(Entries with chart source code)

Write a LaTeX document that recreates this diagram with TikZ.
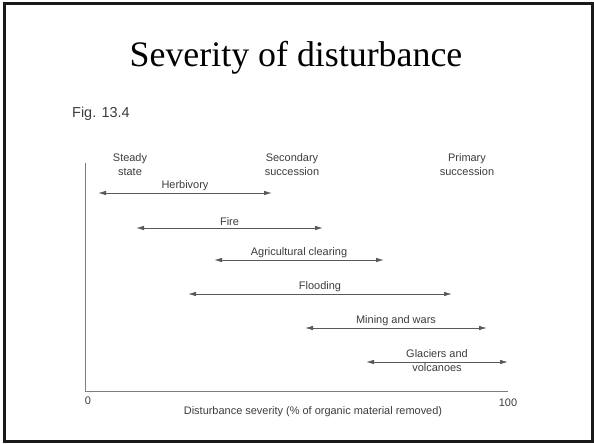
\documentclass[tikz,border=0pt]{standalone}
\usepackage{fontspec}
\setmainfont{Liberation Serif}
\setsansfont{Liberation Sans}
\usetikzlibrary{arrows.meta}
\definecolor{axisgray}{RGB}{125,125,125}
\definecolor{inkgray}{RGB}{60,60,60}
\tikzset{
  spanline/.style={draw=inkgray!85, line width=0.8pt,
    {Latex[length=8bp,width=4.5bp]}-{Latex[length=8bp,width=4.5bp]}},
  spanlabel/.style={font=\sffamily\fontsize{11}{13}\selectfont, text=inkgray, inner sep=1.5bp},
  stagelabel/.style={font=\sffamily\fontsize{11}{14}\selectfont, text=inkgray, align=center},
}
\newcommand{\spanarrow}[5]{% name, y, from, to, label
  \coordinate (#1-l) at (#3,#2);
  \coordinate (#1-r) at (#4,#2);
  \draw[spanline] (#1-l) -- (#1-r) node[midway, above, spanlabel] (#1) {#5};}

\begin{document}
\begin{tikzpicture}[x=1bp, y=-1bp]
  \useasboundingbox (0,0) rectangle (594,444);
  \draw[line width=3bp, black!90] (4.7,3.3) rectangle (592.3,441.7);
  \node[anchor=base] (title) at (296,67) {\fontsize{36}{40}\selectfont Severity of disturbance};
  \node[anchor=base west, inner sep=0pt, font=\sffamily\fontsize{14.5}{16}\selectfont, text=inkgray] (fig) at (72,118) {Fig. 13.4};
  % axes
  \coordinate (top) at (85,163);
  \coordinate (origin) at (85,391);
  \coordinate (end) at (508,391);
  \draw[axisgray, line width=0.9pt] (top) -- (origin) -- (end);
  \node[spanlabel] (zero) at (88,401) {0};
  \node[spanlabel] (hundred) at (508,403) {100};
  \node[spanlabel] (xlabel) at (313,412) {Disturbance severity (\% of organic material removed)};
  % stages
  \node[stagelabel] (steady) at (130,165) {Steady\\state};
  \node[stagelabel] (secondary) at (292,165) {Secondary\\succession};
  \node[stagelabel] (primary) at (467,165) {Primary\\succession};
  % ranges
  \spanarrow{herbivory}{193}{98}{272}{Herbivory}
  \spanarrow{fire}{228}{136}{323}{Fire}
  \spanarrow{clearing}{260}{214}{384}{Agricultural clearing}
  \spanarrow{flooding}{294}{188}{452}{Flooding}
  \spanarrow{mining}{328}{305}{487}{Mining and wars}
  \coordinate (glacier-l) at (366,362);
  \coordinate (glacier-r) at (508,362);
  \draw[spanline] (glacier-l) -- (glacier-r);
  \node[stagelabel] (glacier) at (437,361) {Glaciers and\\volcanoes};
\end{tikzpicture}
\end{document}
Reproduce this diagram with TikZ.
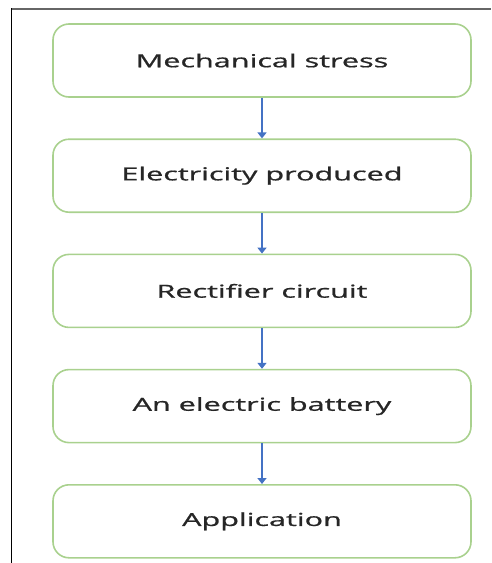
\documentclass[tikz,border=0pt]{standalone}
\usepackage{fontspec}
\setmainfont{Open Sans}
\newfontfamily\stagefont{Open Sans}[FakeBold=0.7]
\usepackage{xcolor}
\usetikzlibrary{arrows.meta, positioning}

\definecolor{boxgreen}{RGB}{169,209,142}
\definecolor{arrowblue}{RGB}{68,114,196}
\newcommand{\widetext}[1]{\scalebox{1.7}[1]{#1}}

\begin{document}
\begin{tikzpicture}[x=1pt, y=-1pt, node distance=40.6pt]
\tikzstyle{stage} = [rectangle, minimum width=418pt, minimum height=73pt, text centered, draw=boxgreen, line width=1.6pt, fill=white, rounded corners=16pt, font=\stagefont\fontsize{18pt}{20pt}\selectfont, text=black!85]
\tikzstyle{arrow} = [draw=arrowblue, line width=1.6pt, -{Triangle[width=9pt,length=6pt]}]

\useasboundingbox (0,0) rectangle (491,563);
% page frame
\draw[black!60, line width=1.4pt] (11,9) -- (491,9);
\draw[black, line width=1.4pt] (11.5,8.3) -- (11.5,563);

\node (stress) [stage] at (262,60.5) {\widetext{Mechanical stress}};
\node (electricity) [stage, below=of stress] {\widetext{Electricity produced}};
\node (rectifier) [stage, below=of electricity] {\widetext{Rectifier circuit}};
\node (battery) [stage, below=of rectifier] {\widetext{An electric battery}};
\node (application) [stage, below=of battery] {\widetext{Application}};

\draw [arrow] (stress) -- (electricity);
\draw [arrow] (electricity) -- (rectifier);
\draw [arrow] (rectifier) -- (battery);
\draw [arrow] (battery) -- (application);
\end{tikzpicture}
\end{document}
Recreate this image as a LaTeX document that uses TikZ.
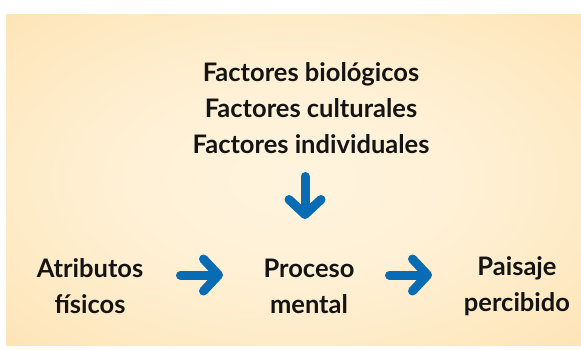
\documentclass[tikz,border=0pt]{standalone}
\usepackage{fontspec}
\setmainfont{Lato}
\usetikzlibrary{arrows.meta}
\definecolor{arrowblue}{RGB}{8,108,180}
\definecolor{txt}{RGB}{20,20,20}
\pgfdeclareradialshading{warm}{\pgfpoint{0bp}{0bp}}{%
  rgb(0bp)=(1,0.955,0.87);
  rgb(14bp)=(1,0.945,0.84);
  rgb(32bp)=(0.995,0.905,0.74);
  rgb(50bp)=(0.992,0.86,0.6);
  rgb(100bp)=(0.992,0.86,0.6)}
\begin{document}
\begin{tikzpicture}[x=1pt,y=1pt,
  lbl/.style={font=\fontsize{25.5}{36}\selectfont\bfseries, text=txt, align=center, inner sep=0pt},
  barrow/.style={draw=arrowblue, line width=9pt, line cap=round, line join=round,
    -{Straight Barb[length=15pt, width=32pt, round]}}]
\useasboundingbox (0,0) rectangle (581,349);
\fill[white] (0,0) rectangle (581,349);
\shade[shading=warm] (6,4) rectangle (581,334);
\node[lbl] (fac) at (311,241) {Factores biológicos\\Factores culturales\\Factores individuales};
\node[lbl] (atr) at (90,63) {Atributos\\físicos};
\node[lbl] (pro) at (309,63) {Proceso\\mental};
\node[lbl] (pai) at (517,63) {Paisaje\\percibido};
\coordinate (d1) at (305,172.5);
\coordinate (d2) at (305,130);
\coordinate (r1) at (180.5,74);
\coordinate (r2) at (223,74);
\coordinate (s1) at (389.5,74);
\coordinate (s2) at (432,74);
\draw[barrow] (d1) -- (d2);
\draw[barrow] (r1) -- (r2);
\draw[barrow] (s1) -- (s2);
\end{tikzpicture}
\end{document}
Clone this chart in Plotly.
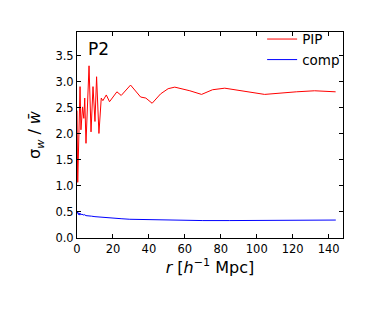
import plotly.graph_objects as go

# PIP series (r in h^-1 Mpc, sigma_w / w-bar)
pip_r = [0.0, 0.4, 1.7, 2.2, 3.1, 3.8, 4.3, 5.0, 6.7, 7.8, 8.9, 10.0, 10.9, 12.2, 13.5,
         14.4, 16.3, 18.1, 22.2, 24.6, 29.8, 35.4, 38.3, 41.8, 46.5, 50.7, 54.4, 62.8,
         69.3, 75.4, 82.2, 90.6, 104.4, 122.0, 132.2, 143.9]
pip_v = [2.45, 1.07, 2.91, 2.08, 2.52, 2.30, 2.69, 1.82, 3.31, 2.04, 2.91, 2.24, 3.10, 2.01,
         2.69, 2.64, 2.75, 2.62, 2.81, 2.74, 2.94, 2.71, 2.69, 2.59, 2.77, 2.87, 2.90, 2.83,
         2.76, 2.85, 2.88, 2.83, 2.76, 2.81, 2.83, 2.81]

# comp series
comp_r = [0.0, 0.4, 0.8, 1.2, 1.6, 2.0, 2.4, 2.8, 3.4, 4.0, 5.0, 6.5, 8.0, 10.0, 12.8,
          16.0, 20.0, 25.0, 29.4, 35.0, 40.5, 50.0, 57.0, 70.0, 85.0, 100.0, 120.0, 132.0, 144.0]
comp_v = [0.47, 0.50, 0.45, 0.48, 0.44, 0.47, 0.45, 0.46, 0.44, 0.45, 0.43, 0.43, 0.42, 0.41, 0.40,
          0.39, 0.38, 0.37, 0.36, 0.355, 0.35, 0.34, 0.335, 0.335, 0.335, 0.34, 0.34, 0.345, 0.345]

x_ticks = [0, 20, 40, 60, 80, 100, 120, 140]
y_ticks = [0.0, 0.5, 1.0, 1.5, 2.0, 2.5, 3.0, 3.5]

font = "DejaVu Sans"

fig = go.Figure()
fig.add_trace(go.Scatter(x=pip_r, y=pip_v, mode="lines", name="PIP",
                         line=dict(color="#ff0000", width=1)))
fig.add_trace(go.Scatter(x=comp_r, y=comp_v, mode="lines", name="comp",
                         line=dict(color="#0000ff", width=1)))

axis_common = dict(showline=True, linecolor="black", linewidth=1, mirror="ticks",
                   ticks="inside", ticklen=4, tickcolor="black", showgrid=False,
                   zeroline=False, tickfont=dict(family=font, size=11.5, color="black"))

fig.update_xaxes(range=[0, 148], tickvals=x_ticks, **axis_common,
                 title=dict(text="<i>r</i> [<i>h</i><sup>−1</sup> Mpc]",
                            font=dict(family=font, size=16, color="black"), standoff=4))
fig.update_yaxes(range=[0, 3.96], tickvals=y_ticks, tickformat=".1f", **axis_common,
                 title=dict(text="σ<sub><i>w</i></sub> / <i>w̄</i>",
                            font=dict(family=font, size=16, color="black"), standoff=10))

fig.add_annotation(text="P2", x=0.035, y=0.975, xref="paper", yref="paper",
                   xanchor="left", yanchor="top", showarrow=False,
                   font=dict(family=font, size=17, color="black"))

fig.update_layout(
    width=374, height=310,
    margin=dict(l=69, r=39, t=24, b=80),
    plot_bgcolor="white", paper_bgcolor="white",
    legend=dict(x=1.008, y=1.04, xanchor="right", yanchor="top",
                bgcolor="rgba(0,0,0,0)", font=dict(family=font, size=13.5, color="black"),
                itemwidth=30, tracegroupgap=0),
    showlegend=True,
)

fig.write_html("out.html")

§ Exercise goal
Go to the line that contains "Clone this chart in Plotly." and copy from there down to the line that contains "2.76, 2.85, 2.88, 2.83, 2.76, 2.81, 2.83, 2.81]", with both lines included. Pass over the pictures.

§ Exercise output
Clone this chart in Plotly.
import plotly.graph_objects as go

# PIP series (r in h^-1 Mpc, sigma_w / w-bar)
pip_r = [0.0, 0.4, 1.7, 2.2, 3.1, 3.8, 4.3, 5.0, 6.7, 7.8, 8.9, 10.0, 10.9, 12.2, 13.5,
         14.4, 16.3, 18.1, 22.2, 24.6, 29.8, 35.4, 38.3, 41.8, 46.5, 50.7, 54.4, 62.8,
         69.3, 75.4, 82.2, 90.6, 104.4, 122.0, 132.2, 143.9]
pip_v = [2.45, 1.07, 2.91, 2.08, 2.52, 2.30, 2.69, 1.82, 3.31, 2.04, 2.91, 2.24, 3.10, 2.01,
         2.69, 2.64, 2.75, 2.62, 2.81, 2.74, 2.94, 2.71, 2.69, 2.59, 2.77, 2.87, 2.90, 2.83,
         2.76, 2.85, 2.88, 2.83, 2.76, 2.81, 2.83, 2.81]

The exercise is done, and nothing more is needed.